Setting up Your Future with an Inherited IRA

Whether you have just inherited an IRA from your spouse, parent, or grandparent, an IRA beneficiary can potentially stand to earn thousands, if not millions, on these investments. Inherited IRAs have a few more rules than an IRA you set up yourself, so you can’t just accept the money and forget about it until your own retirement. Depending on the type of IRA you inherit and what you decide to do with it, you may owe taxes on the money or be required to take a yearly required minimum distribution (RMD). Find out more about Inherited IRA rules and how to use them to grow your own retirement below.

What is an Inherited IRA?

When a family member dies and leaves an IRA to a beneficiary, one option for the money is to transfer it to an Inherited IRA. Inherited IRAs have the advantage of allowing immediate penalty-free access to money. However, any distributions on a traditional IRA are subject to taxation and may bump you up to a higher tax bracket since it counts as income. Distributions from an Inherited Roth IRA are not subject to tax as long as the original account holder had the account for at least five years. Any money left in the account will grow tax deferred in a Traditional IRA and tax free in a Roth IRA.

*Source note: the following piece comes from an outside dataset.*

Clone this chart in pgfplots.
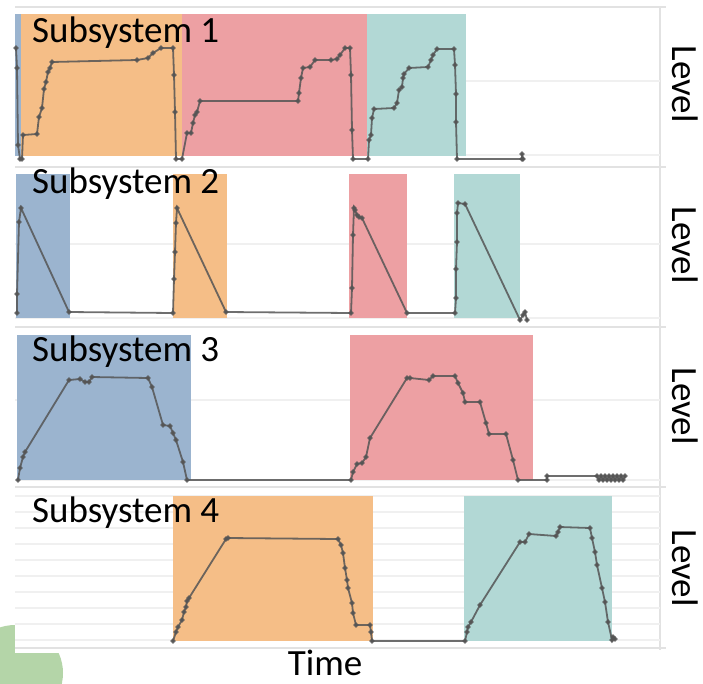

A caveat to Inherited IRAs is that you must take an annual RMD based on your own life expectancy starting by December 31st of the year after the year of death. Spouses are allowed to wait to take their first RMD until the original account holder would have turned 70 ½ if that point comes later than the year after death rule. If the account was a traditional IRA and the original account holder was 70 ½ or older at the time of death, you must ensure they took their required RMD for the year to avoid owing a 50% penalty on that RMD. Even though annual RMDs are required for both Inherited IRAs and Inherited Roth IRAs, you can substantially grow the original amount for your own retirement.

Inherited IRA Growth

If a middle aged beneficiary inherits an account of $20,000 with a 6% return and only takes out annual RMDs, the account can grow to about $31,000 by the time that person reaches retirement. If a 20-year old inherited the same account and took only annual RMDs, the account could grow to $83,500 by the time they reach retirement. Some people name grandchildren rather than children on their accounts so the money has more time to grow. If the account holder names children and grandchildren as beneficiaries, the children can opt to defer the amount to the grandchildren if they don’t want or need the funds. Spouses and non-spouses can also name their own beneficiaries on an Inherited IRA in the event they die before all the funds are distributed. The younger the beneficiary is and the more money they inherit, the more money that person will have at retirement.

Inherited IRAs can be a significant gift to a beneficiary if used wisely. While a beneficiary could distribute all of the funds to themselves in one lump sum, most financial advisors would suggest keeping it in an Inherited IRA to make the most out of the money. Inherited IRAs truly are a gift that keeps on giving.